The second time I thought if can get their earlier maybe I can get up in the front of the starting pack and enjoy more riding than walkinig. Had no luck, everyone else has the same idea i guess... ended up doing a lot of walking again, its not worth to fee to ride on the over crowed streets and risk injury do to the many first time riders not sure what they'er doing in the first place. :idea: 

Your not really missing much if you miss it... they do have a couple of check points, not sure how they can check all the riders... you have to wear a vest they issue durning the ride and numbered sticker on your helment, I guess that''s how they keep track.. just chase down those they see with no vest and or stickers.

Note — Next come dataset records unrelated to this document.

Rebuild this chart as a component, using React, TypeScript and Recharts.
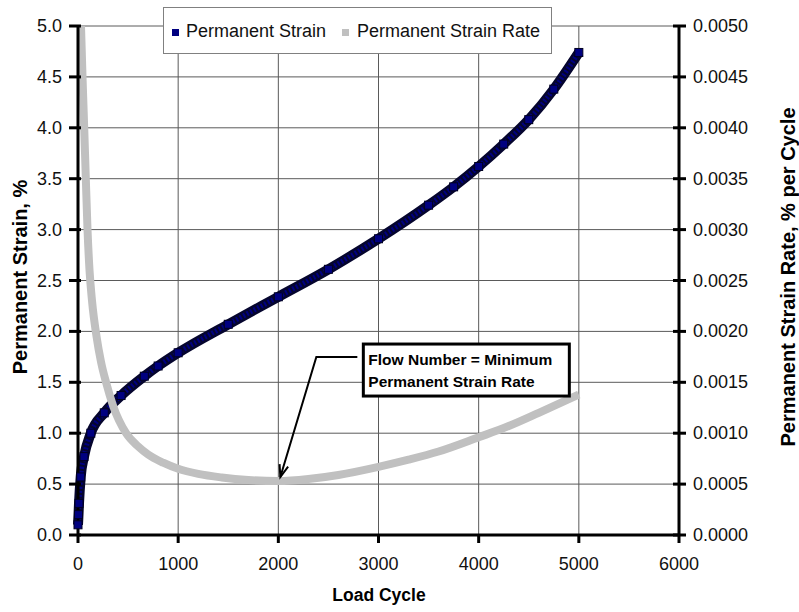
import React from 'react';
import {
  ComposedChart, Line, XAxis, YAxis, CartesianGrid, ReferenceDot,
} from 'recharts';

// values
const STRAIN_CYCLES = [0, 5, 10, 27, 60, 128, 262, 430, 662, 800, 1000, 1500, 2000, 2500, 3000, 3500, 3750, 4000, 4250, 4500, 4750, 5000];
const STRAIN_VALUES = [0.1, 0.2, 0.31, 0.57, 0.77, 1.0, 1.2, 1.37, 1.56, 1.66, 1.79, 2.07, 2.34, 2.61, 2.91, 3.24, 3.42, 3.62, 3.84, 4.08, 4.38, 4.74];

const RATE_CYCLES = [30, 45, 62, 78, 95, 115, 140, 185, 230, 280, 350, 480, 600, 700, 850, 1000, 1200, 1435, 1700, 2000, 2300, 2600, 3000, 3300, 3600, 4000, 4300, 4600, 5000];
const RATE_VALUES = [0.005, 0.0045, 0.004, 0.0035, 0.003, 0.0026, 0.0023, 0.00195, 0.0017, 0.0015, 0.00127, 0.001, 0.00087, 0.00079, 0.00071, 0.00065, 0.0006, 0.000565, 0.00054, 0.00053, 0.00055, 0.00059, 0.00067, 0.00074, 0.00082, 0.00096, 0.00107, 0.0012, 0.00138];

const X_TICKS = [0, 1000, 2000, 3000, 4000, 5000, 6000];
const STRAIN_TICKS = [0, 0.5, 1.0, 1.5, 2.0, 2.5, 3.0, 3.5, 4.0, 4.5, 5.0];
const RATE_TICKS = [0, 0.0005, 0.001, 0.0015, 0.002, 0.0025, 0.003, 0.0035, 0.004, 0.0045, 0.005];

const FLOW_NUMBER_CYCLE = 2000;
const FLOW_NUMBER_RATE = 0.00053;

const strainData = STRAIN_CYCLES.map((c, i) => ({ cycle: c, strain: STRAIN_VALUES[i] }));
const rateData = RATE_CYCLES.map((c, i) => ({ cycle: c, rate: RATE_VALUES[i] }));

const FONT = 'Arial, "Liberation Sans", sans-serif';
const NAVY = '#000080';
const GRAY = '#c0c0c0';

const LeftTick = (props: any) => {
  const { x, y, payload } = props;
  const ax = x + 16;
  return (
    <g>
      <line x1={ax - 9} y1={y} x2={ax + 3} y2={y} stroke="#000" strokeWidth={3} />
      <text x={x} y={y} dy={6} textAnchor="end" fontSize={18} fill="#111" fontFamily={FONT}>
        {Number(payload.value).toFixed(1)}
      </text>
    </g>
  );
};

const RightTick = (props: any) => {
  const { x, y, payload } = props;
  const ax = x - 14;
  return (
    <g>
      <line x1={ax - 6} y1={y} x2={ax + 7} y2={y} stroke="#000" strokeWidth={3} />
      <text x={x} y={y} dy={6} textAnchor="start" fontSize={18} fill="#111" fontFamily={FONT}>
        {Number(payload.value).toFixed(4)}
      </text>
    </g>
  );
};

const BottomTick = (props: any) => {
  const { x, y, payload } = props;
  const ay = y - 22;
  return (
    <g>
      <line x1={x} y1={ay} x2={x} y2={ay + 8} stroke="#000" strokeWidth={3} />
      <text x={x} y={y} dy={13} textAnchor="middle" fontSize={18} fill="#111" fontFamily={FONT}>
        {payload.value}
      </text>
    </g>
  );
};

const squareDot = (props: any) => {
  const { cx, cy, index } = props;
  if (cx == null || cy == null) return <g key={`d${index}`} />;
  return (
    <rect key={`d${index}`} x={cx - 4} y={cy - 4} width={8} height={8}
      fill={NAVY} stroke="#000022" strokeWidth={1} />
  );
};

const FlowNote = (props: any) => {
  const { cx, cy } = props;
  if (cx == null || cy == null) return <g />;
  const tipX = cx + 2;
  const tipY = cy - 4;
  const kneeX = cx + 38;
  const kneeY = cy - 124;
  const ang = Math.atan2(kneeY - tipY, kneeX - tipX);
  const len = 13;
  const a1 = ang + 0.35;
  const a2 = ang - 0.35;
  return (
    <g>
      <polyline points={`${cx + 79},${kneeY} ${kneeX},${kneeY} ${tipX},${tipY}`}
        fill="none" stroke="#000" strokeWidth={2} />
      <polyline
        points={`${tipX + len * Math.cos(a1)},${tipY + len * Math.sin(a1)} ${tipX},${tipY} ${tipX + len * Math.cos(a2)},${tipY + len * Math.sin(a2)}`}
        fill="none" stroke="#000" strokeWidth={2} />
      <rect x={cx + 85} y={cy - 137} width={206} height={52} fill="#fff" stroke="#000" strokeWidth={3} />
      <text x={cx + 90} y={cy - 116} fontSize={15.5} fontWeight="bold" fontFamily={FONT} fill="#000">
        Flow Number = Minimum
      </text>
      <text x={cx + 90} y={cy - 94} fontSize={15.5} fontWeight="bold" fontFamily={FONT} fill="#000">
        Permanent Strain Rate
      </text>
    </g>
  );
};

export default function App() {
  return (
    <div style={{ position: 'absolute', left: 0, top: 0, width: 799, height: 612, background: '#fff' }}>
      <ComposedChart width={799} height={612} margin={{ top: 26, right: 45, bottom: 27, left: 20 }}>
        <CartesianGrid stroke="#5a5a5a" strokeWidth={1} yAxisId="strain" />
        <XAxis
          type="number" dataKey="cycle" domain={[0, 6000]} ticks={X_TICKS}
          height={50} tickSize={8} tickMargin={14} tickLine={false}
          axisLine={{ stroke: '#000', strokeWidth: 3 }}
          tick={<BottomTick />} interval={0}
        />
        <YAxis
          yAxisId="strain" orientation="left" type="number" domain={[0, 5]}
          ticks={STRAIN_TICKS} width={58} tickSize={9} tickMargin={7} tickLine={false}
          axisLine={{ stroke: '#000', strokeWidth: 3 }} tick={<LeftTick />}
          interval={0} allowDataOverflow
        />
        <YAxis
          yAxisId="rate" orientation="right" type="number" domain={[0, 0.005]}
          ticks={RATE_TICKS} width={75} tickSize={7} tickMargin={7} tickLine={false}
          axisLine={{ stroke: '#000', strokeWidth: 3 }} tick={<RightTick />}
          interval={0} allowDataOverflow
        />
        <Line
          yAxisId="strain" data={strainData} dataKey="strain" type="monotone"
          stroke="#05052e" strokeWidth={10} dot={false} isAnimationActive={false}
        />
        <Line
          yAxisId="strain" data={strainData} dataKey="strain" type="monotone"
          stroke={NAVY} strokeWidth={5} strokeDasharray="2 2" dot={squareDot}
          isAnimationActive={false}
        />
        <Line
          yAxisId="rate" data={rateData} dataKey="rate" type="monotone"
          stroke={GRAY} strokeWidth={8} dot={false} isAnimationActive={false}
        />
        <ReferenceDot
          yAxisId="rate" x={FLOW_NUMBER_CYCLE} y={FLOW_NUMBER_RATE} r={0}
          shape={FlowNote} ifOverflow="visible"
        />
      </ComposedChart>
      <svg width={799} height={612} style={{ position: 'absolute', left: 0, top: 0, pointerEvents: 'none' }}>
        <rect x={163.5} y={7.5} width={388} height={46} fill="#fff" stroke="#808080" strokeWidth={1} />
        <rect x={172} y={29} width={7} height={7} fill={NAVY} />
        <text x={186} y={37} fontSize={18} fontFamily={FONT} fill="#111">Permanent Strain</text>
        <rect x={342} y={29} width={7} height={7} fill={GRAY} />
        <text x={357} y={37} fontSize={18} fontFamily={FONT} fill="#111">Permanent Strain Rate</text>
        <text x={379} y={601} textAnchor="middle" fontSize={17.5} fontWeight="bold" fontFamily={FONT} fill="#000">
          Load Cycle
        </text>
        <text transform="translate(27,277) rotate(-90)" textAnchor="middle" fontSize={20}
          fontWeight="bold" fontFamily={FONT} fill="#000">
          Permanent Strain, %
        </text>
        <text transform="translate(795,277) rotate(-90)" textAnchor="middle" fontSize={20}
          fontWeight="bold" fontFamily={FONT} fill="#000">
          Permanent Strain Rate, % per Cycle
        </text>
      </svg>
    </div>
  );
}
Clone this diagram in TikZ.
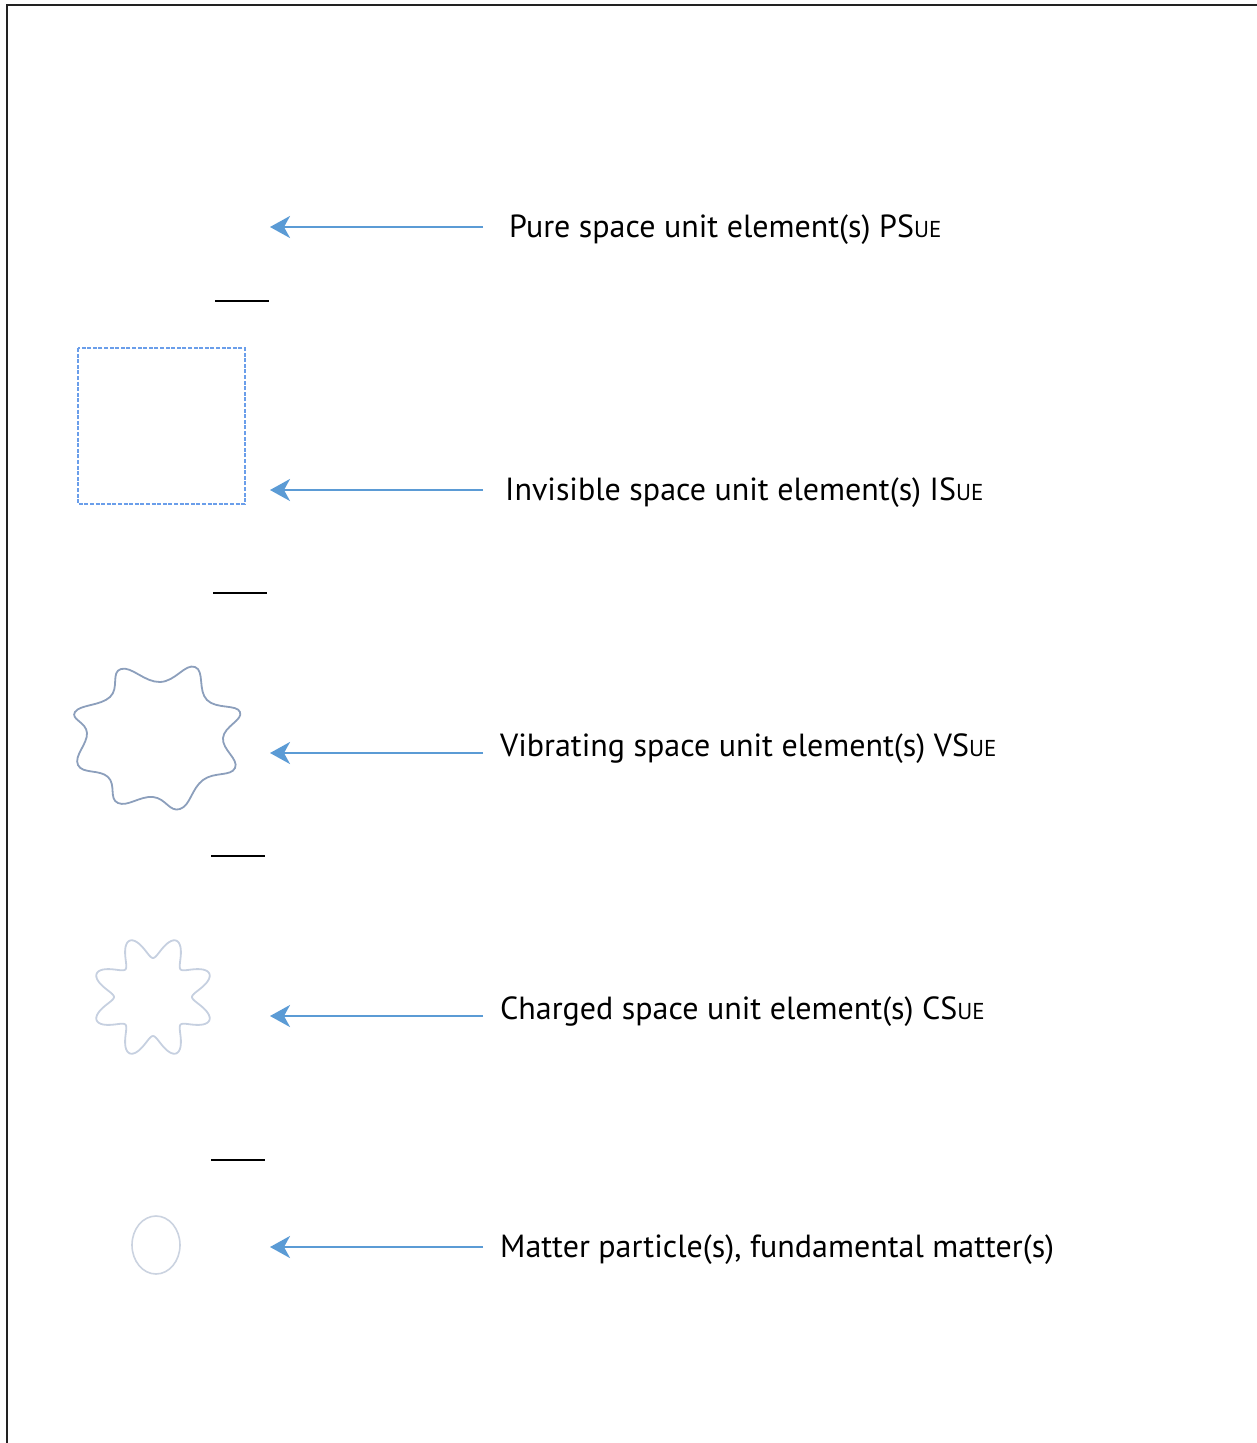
\documentclass[tikz,border=0pt]{standalone}
\usepackage{fontspec}
\setmainfont{PT Sans}
\usetikzlibrary{arrows.meta}
\definecolor{arrowblue}{HTML}{5B9BD5}
\definecolor{dashblue}{HTML}{6A9EEA}
\definecolor{blobgray}{HTML}{8C9FBC}
\definecolor{stargray}{HTML}{C6D0E0}
\definecolor{ellgray}{HTML}{CBD3E0}
\definecolor{framegray}{HTML}{222222}
\newcommand{\ue}{{\fontsize{23}{26}\selectfont UE}}
\begin{document}
\begin{tikzpicture}[x=1pt,y=-1pt,
  lbl/.style={font=\fontsize{32}{38}\selectfont, anchor=base west, inner sep=0pt},
  pointer/.style={draw=arrowblue, line width=2.4pt, -{Stealth[length=20pt,width=22pt,inset=6pt]}},
  sep/.style={draw=black, line width=1.2pt},
  frame/.style={draw=framegray, line width=2pt}]
\useasboundingbox (0,0) rectangle (1257,1443);
% frame
\coordinate (fbl) at (7,1443);
\coordinate (ftl) at (7,5);
\coordinate (ftr) at (1257,5);
\draw[frame] (fbl) -- (ftl) -- (ftr);

% labels
\node[lbl] (tPS) at (509,237) {Pure space unit element(s) PS\ue};
\node[lbl] (tIS) at (505,500) {Invisible space unit element(s) IS\ue};
\node[lbl] (tVS) at (500,756) {Vibrating space unit element(s) VS\ue};
\node[lbl] (tCS) at (500,1019) {Charged space unit element(s) CS\ue};
\node[lbl] (tMP) at (500,1257) {Matter particle(s), fundamental matter(s)};

% arrows
\foreach \n/\y in {PS/227, IS/490, VS/753, CS/1016, MP/1247}{
  \coordinate (s\n) at (483,\y);
  \coordinate (e\n) at (270,\y);
  \draw[pointer] (s\n) -- (e\n);
}

% separators
\coordinate (a1) at (215,301); \coordinate (b1) at (269,301);
\coordinate (a2) at (213,593); \coordinate (b2) at (267,593);
\coordinate (a3) at (211,856); \coordinate (b3) at (265,856);
\coordinate (a4) at (211,1160); \coordinate (b4) at (265,1160);
\draw[sep] (a1) -- (b1);
\draw[sep] (a2) -- (b2);
\draw[sep] (a3) -- (b3);
\draw[sep] (a4) -- (b4);

% dashed square
\draw[dashblue, line width=1.4pt, dash pattern=on 4pt off 1.6pt] (78,348) rectangle (245,504);

% vibrating blob
\draw[blobgray, line width=1.8pt] plot[smooth cycle, tension=0.75] coordinates {
  (240,712) (207,700) (195,667) (160,682) (121,669) (110,697) (75,712) (87,733)
  (78,765) (108,777) (118,803) (153,797) (180,809) (203,780) (235,768) (223,738)};

% charged star
\draw[stargray, line width=1.8pt] plot[domain=0:360, samples=241]
  ({153 + (50+11*cos(8*(\x-22.5)))*cos(\x)}, {997 - (50+11*cos(8*(\x-22.5)))*sin(\x)}) -- cycle;

% matter particle
\draw[ellgray, line width=1.6pt] (156,1245) ellipse [x radius=24pt, y radius=29pt];
\end{tikzpicture}
\end{document}
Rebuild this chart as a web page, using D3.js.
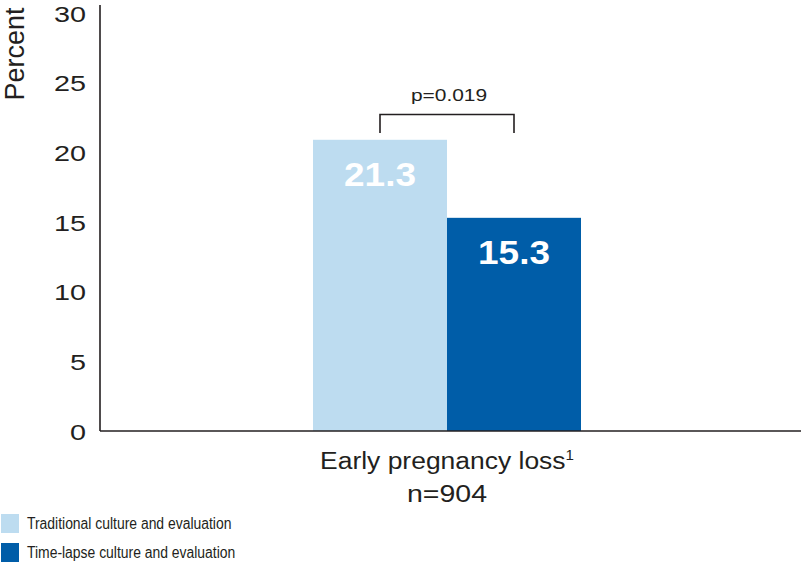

Sorry IMO not worth it...:mad5:


----------



## Bee-an-key (May 5, 2007)

Agreed with all. They ask to see the vests when you are going over the bridges to the next boro. There are usually cops around but assume it is for traffic control, have never seen them pull anyone out. The Ferry maybe, don't even know if they charge anyway!?. The ride is fun to be car free, but... it take forever to start, a ton of crashes and roads are scarry (large holes/gaps). One year I was at the very front and the pace car regulates the speed because of road closure and we crawled along. Do it once on a bike/wheels you can afford to beat on.


----------



## labmonkey526 (Aug 9, 2009)

Dang! I am registered for this and it sounds like a nightmare! Okay keeping the carbon home for this one. Looks like I'll have to step up in finding myself a steel commuter and fast!


----------



## Nielly (Sep 21, 2009)

Just try to get there as early as possible so you don't end up starting all the way down by the Battery. It's not bad if you get up near the front for the start and it can be a fun ride. One year I rode down from the GW and caught the ride as it was just heading out and was able to jump into the front group, but that was just some really lucky timing and an inattentive volunteer. Once you get out of Manhattan it opens up quite a bit. I just skipped all of the rest stops as I didn't really need them and they tend to become complete zoos. Hope you have goood weather and have fun.


----------